Phase-unwrapping algorithm shrugs off noise

Jan. 1, 2004
When an interferometer measures the shape of a surface by measuring a reflected or scattered wavefront, the resulting image is a two-dimensional map of the wavefront's phase.

When an interferometer measures the shape of a surface by measuring a reflected or scattered wavefront, the resulting image is a two-dimensional map of the wavefront's phase. If the surface has peaks and valleys many wavelengths in height, the ideal phase map will be a replica of the surface shape that has peaks and valleys reaching many multiples of 2π in magnitude. Often, however, raw information arising from a phase measurement—for example, in speckle interferometry—exists in the form of a so-called "wrapped" phase map, in which all values lie between 0 and 2π, and which contains abrupt discontinuities of 2π magnitude (similarly, a high-quality phase-only focusing Fresnel zone plate is a "phase-wrapped" version of a refractive focusing lens).

An image of a sculpture of Aristotle is presented as a wrapped phase map and contains closely spaced phase oscillations (upper left). A conventional path-dependent phase-unwrapping algorithm cannot accurately unwrap the phase, creating many unwanted artifacts (lower left). In contrast, a Fourier-transform-based path-independent algorithm unwraps phase approximately (lower right) and exactly (upper right) with no artifacts. The exact calculation is identical pixel-by-pixel to the original image.
Click here to enlarge image

Unwrapping phase is one of the most important steps in rendering many image-related phase measurements useful. Accurate phase-unwrapping of maps having steep phase variations (and therefore many discontinuities) is key not only to interferometry, but also to adaptive optics, magnetic-resonance imaging, synthetic-aperture radar, and optical holography. Wrapped phase maps can contain not only closely spaced discontinuities, but also phase vortices (features in which a closed-loop excursion around a point produces a 2π difference in phase) and noise, causing problems for conventional phase-unwrapping algorithms. Conventional algorithms—which are based on one-dimensional column-by-column or row-by-row operations—have trouble when they operate at minimum kernel sizes of below 3 × 3 pixels, and in general present a tradeoff between kernel size and accuracy of phase unwrapping.
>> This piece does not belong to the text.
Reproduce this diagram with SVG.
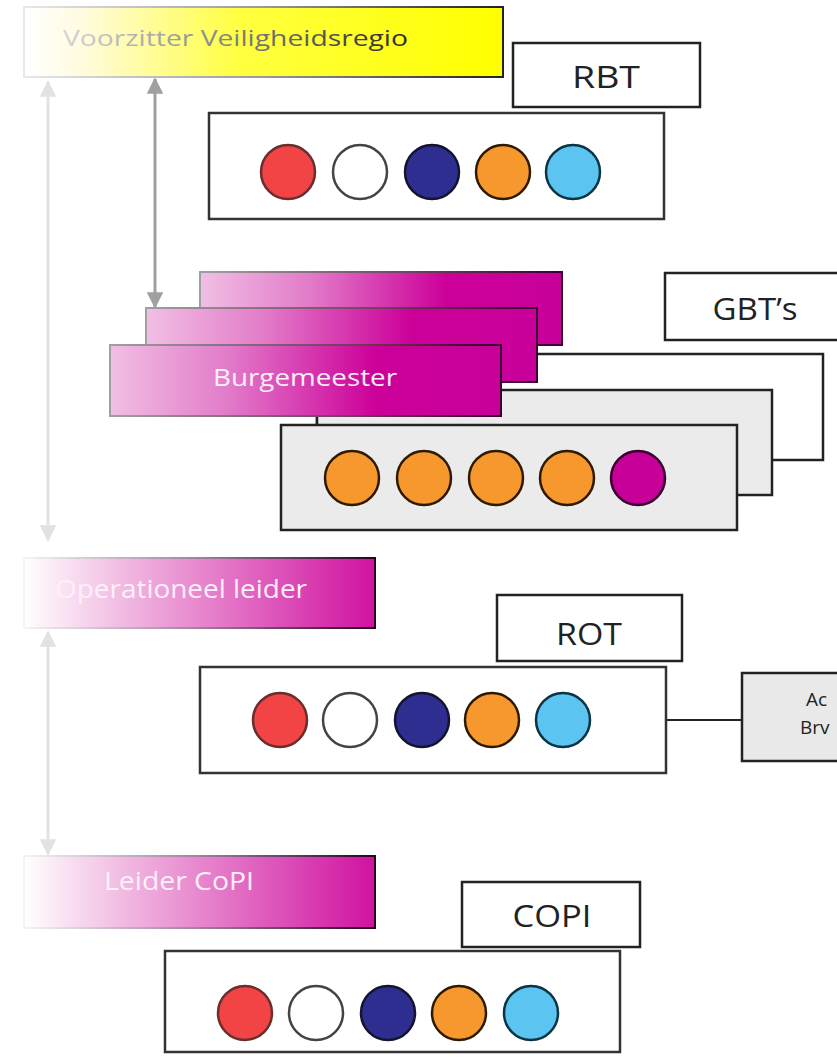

In contrast, a deterministic phase-unwrapping scheme developed by Vyacheslav Volkov and Yimei Zhu of Brookhaven National Laboratory (BNL; Upton, NY) requires no such tradeoff and works with kernels down to the theoretically smallest 1 × 2–pixel size.1 The scheme, which is intrinsically two-dimensional and based on an exact Fourier solution, is fast and path-independent, operating only under the necessary assumption that local phase and noise-related phase jumps do not exceed 2π per pixel. The approach requires only three Fourier transforms with a computing time of approximately 3N2logN, where N is the image size in pixels.

"The benefits of this approach become apparent for strongly undersampled data in which every pixel really matters and where phase oscillations may approach 2π per pixel," says Volkov. In one example, a wrapped phase map with oscillations as high as 2π per every 1.5 pixels is unwrapped successfully by the BNL algorithm and unsuccessfully by a conventional approach (see figure). The efficiency of the algorithm allows the unwrapping of a 512 × 512–pixel phase map within a few seconds on a slow (500-MHz) personal computer. On a more-capable computer, the algorithm will be useful in astronomical adaptive optics, in which corrections for atmospheric turbulence must be calculated in real time.

REFERENCE

1. V. V. Volkov and Y. Zhu, Optics Lett. 28(22) (Nov. 25, 2003).